- [Stated problem]: Print exactly the part opening with the line containing "Clone this chart in matplotlib." and closing with the line containing "fig = plt.figure(figsize=(W", with both of those lines included.

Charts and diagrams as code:
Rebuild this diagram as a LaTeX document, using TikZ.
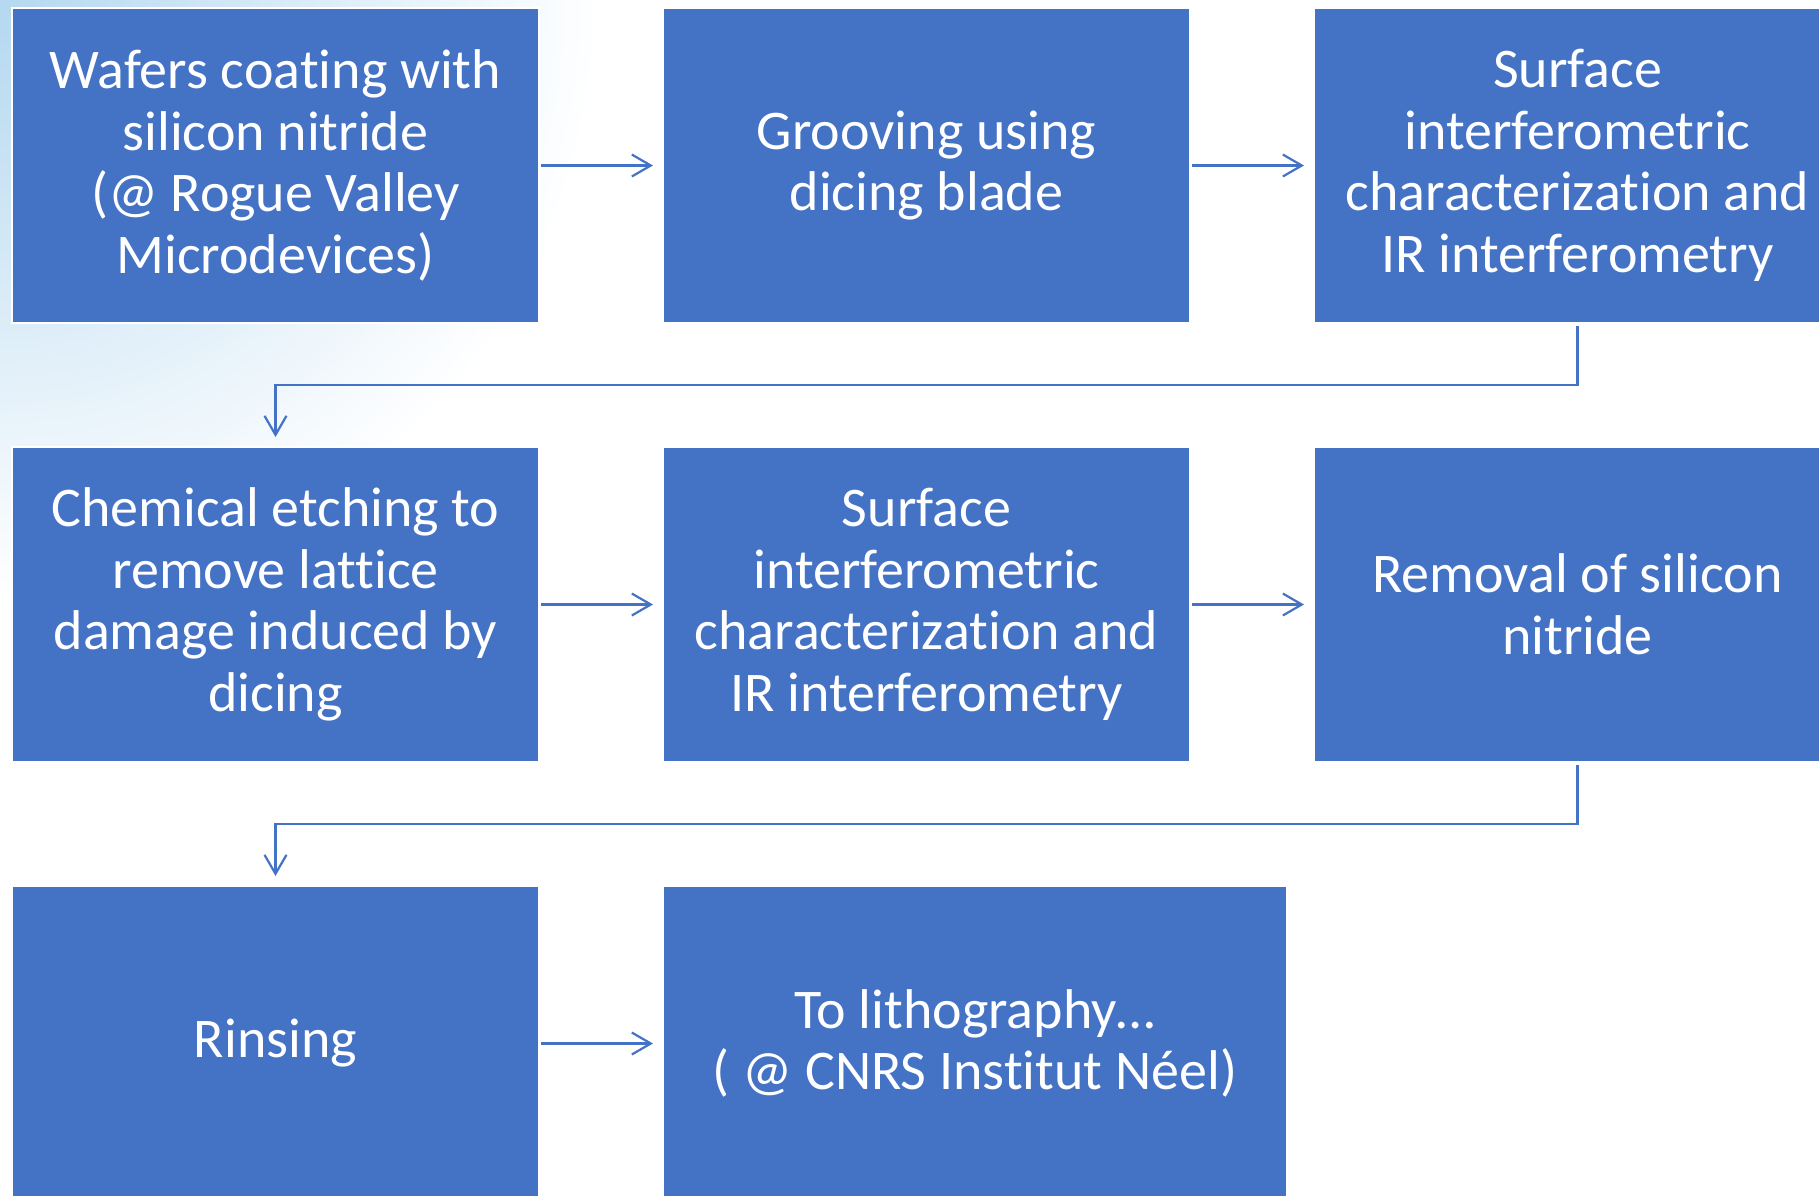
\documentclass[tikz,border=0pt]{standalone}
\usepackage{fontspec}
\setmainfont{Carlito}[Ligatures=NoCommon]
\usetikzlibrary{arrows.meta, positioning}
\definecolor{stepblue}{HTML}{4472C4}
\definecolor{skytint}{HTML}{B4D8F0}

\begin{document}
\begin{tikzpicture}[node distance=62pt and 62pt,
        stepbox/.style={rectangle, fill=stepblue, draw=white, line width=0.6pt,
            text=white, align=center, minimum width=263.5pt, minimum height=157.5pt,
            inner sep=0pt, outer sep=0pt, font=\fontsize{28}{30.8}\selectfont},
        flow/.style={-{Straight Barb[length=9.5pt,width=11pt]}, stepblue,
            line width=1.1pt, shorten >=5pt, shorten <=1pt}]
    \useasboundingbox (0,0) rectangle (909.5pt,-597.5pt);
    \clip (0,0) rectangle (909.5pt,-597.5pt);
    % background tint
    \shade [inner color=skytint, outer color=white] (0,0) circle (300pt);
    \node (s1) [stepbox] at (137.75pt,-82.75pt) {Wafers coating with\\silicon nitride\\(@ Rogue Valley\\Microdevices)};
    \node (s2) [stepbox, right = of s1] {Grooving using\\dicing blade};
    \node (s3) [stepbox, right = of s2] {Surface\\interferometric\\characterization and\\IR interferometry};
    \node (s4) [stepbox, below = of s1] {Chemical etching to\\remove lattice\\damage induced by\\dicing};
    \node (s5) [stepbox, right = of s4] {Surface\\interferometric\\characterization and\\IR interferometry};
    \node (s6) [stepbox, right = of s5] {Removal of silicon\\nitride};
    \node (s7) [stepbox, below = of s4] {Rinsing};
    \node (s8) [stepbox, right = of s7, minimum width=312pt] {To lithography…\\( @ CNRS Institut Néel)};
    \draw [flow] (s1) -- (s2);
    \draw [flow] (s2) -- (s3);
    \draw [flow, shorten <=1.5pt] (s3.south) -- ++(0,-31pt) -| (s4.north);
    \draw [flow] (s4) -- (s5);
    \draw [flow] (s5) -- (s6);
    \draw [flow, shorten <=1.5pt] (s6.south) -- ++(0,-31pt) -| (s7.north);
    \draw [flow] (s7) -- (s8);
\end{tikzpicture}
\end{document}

---

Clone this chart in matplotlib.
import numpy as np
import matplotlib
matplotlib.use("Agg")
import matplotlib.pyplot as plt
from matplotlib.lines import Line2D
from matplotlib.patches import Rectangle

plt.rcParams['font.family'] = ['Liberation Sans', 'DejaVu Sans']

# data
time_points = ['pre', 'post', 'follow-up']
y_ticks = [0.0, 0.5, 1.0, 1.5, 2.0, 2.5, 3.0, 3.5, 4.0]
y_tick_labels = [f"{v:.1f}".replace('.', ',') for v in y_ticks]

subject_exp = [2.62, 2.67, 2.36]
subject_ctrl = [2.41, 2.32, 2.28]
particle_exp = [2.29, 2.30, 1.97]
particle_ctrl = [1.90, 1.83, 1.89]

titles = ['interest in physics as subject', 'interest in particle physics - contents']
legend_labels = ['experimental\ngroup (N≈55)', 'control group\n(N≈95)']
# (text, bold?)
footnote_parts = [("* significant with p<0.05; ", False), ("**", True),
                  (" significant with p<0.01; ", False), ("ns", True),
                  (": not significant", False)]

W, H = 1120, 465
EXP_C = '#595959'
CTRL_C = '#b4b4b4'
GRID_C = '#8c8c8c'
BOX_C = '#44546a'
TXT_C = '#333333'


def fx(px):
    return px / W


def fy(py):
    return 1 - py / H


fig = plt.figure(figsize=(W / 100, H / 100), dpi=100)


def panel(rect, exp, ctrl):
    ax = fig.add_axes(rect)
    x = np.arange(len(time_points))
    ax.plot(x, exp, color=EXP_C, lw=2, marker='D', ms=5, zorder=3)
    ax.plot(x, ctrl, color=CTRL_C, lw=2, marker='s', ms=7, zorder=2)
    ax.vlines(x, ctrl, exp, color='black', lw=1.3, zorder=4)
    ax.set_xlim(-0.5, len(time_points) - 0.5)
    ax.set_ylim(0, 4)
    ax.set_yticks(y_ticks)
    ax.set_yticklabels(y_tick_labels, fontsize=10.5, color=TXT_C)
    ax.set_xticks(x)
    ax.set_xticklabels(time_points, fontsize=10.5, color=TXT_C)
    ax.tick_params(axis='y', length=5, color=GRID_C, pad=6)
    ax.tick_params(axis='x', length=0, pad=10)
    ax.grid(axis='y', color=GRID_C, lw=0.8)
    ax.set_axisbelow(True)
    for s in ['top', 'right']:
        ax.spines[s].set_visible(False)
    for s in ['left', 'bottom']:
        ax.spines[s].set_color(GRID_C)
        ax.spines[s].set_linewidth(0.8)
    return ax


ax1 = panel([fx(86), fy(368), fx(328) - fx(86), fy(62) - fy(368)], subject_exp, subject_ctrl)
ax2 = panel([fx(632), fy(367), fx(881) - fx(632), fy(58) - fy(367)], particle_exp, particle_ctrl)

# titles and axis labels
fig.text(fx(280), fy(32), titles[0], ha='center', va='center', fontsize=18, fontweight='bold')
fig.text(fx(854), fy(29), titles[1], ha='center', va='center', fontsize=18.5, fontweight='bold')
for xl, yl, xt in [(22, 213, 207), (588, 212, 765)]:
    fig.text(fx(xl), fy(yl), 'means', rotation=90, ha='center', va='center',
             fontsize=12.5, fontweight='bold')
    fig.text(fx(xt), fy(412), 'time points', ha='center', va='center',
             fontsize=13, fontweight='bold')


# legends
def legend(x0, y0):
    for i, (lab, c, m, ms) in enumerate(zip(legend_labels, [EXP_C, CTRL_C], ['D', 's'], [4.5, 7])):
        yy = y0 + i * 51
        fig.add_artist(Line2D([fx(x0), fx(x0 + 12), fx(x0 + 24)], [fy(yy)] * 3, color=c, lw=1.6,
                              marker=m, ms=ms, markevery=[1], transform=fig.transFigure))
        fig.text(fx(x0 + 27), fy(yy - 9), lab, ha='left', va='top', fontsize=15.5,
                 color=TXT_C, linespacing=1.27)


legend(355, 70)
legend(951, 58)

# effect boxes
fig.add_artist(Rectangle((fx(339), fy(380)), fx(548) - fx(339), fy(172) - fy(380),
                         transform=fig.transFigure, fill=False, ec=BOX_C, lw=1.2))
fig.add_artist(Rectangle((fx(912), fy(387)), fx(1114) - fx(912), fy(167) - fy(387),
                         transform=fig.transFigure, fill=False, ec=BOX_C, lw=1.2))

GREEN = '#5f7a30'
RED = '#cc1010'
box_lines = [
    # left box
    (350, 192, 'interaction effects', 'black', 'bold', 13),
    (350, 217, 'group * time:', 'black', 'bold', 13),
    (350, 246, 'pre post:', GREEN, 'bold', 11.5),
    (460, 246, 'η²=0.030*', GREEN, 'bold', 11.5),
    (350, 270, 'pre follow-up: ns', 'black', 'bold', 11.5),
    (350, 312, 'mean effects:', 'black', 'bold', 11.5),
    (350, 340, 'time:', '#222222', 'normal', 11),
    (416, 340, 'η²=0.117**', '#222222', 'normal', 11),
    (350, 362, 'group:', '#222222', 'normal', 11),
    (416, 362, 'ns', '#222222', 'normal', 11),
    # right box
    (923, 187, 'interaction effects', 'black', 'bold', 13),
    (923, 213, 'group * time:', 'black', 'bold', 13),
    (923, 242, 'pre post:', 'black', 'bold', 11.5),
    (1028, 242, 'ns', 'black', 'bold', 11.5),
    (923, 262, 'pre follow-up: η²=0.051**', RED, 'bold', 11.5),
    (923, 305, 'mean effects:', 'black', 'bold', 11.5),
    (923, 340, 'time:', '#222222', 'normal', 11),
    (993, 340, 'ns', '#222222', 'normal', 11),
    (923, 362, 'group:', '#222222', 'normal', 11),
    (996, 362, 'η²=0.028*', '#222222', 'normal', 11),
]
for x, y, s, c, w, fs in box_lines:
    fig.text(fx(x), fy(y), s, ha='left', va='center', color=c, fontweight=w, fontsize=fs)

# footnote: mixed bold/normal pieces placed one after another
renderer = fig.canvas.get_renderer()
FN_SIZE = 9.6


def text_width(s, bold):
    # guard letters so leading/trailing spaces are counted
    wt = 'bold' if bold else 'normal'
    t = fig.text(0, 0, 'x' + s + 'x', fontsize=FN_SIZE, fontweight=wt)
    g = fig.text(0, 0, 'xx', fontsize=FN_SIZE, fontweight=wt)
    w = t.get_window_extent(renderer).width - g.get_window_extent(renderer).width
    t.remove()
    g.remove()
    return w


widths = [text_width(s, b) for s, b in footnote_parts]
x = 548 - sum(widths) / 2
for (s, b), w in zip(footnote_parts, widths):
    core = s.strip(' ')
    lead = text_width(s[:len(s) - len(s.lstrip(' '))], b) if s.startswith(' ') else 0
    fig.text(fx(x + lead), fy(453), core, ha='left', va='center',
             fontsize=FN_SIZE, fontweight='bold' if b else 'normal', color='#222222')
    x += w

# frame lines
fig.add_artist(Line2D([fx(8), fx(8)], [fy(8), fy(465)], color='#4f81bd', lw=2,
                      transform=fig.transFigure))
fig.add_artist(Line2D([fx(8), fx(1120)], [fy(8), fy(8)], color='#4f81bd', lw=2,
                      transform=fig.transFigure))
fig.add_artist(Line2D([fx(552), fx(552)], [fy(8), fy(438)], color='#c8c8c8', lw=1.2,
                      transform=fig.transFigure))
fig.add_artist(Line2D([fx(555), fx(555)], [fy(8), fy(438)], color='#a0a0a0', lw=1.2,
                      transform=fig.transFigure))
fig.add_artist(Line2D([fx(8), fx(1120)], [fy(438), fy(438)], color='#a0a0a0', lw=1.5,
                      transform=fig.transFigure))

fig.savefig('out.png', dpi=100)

- [Result of the exercise]:
Clone this chart in matplotlib.
import numpy as np
import matplotlib
matplotlib.use("Agg")
import matplotlib.pyplot as plt
from matplotlib.lines import Line2D
from matplotlib.patches import Rectangle

plt.rcParams['font.family'] = ['Liberation Sans', 'DejaVu Sans']

# data
time_points = ['pre', 'post', 'follow-up']
y_ticks = [0.0, 0.5, 1.0, 1.5, 2.0, 2.5, 3.0, 3.5, 4.0]
y_tick_labels = [f"{v:.1f}".replace('.', ',') for v in y_ticks]

subject_exp = [2.62, 2.67, 2.36]
subject_ctrl = [2.41, 2.32, 2.28]
particle_exp = [2.29, 2.30, 1.97]
particle_ctrl = [1.90, 1.83, 1.89]

titles = ['interest in physics as subject', 'interest in particle physics - contents']
legend_labels = ['experimental\ngroup (N≈55)', 'control group\n(N≈95)']
# (text, bold?)
footnote_parts = [("* significant with p<0.05; ", False), ("**", True),
                  (" significant with p<0.01; ", False), ("ns", True),
                  (": not significant", False)]

W, H = 1120, 465
EXP_C = '#595959'
CTRL_C = '#b4b4b4'
GRID_C = '#8c8c8c'
BOX_C = '#44546a'
TXT_C = '#333333'


def fx(px):
    return px / W


def fy(py):
    return 1 - py / H


fig = plt.figure(figsize=(W / 100, H / 100), dpi=100)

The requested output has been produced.